In O’Grady v. Cadwallader, 183 Iowa 178, we said:

“There is no implied guaranty of results, and all the law demands is that the practitioner bring to the service of his patient and apply to the case that degree of skill and care, knowledge, and attention ordinarily possessed and exercised by practitioners of the medical profession under like circumstances and in like localities; and it is the general holding of the courts that the bare fact that full recovery does not result, or that a surgical operation is not entirely successful, is not, in and of itself, evidence of negligence; and, in the absence of any showing from those learned in the profession that there was a failure to do that which ought to have been done in the treatment of the injury,' or that there was that done which ought not to have been done in the treatment of the injury, there can be no recovery. ’ ’

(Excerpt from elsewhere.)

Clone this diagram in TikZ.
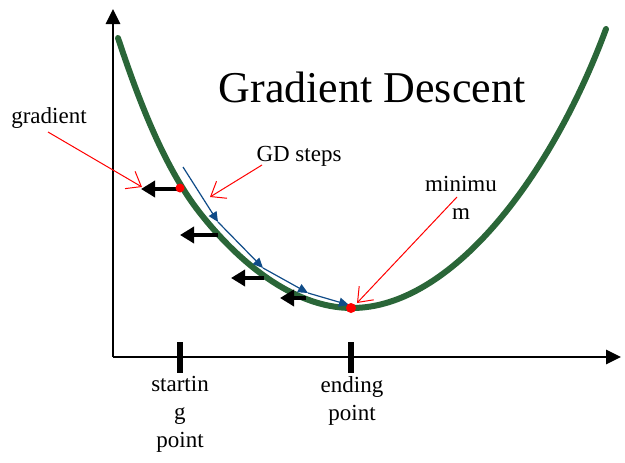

The rule above enunciated is followed in substantially all the other jurisdictions in this country. Farrell v. Haze, 157 Mich. 374 (122 N. W. 197); Matuschka v. Murphy, 173 Wis. 484 (180 N. W. 821); Krueger v. Chase, 172 Wis. 163 (177 N. W. 510); Ewing v. Goode, 78 Fed. 442; McNamee v. Hines, 150 *277Minn. 97 (184 N. W. 675); Pettigrew v. Lewis, 46 Kans. 78.

In the light of the foregoing, we are required to hold that, upon the issue here under consideration, the evidence of the plaintiff was fatally deficient. The judgment below is accordingly affirmed. — Affirmed.

Arthur, C. J., PrestoN and Faville, JJ., concur.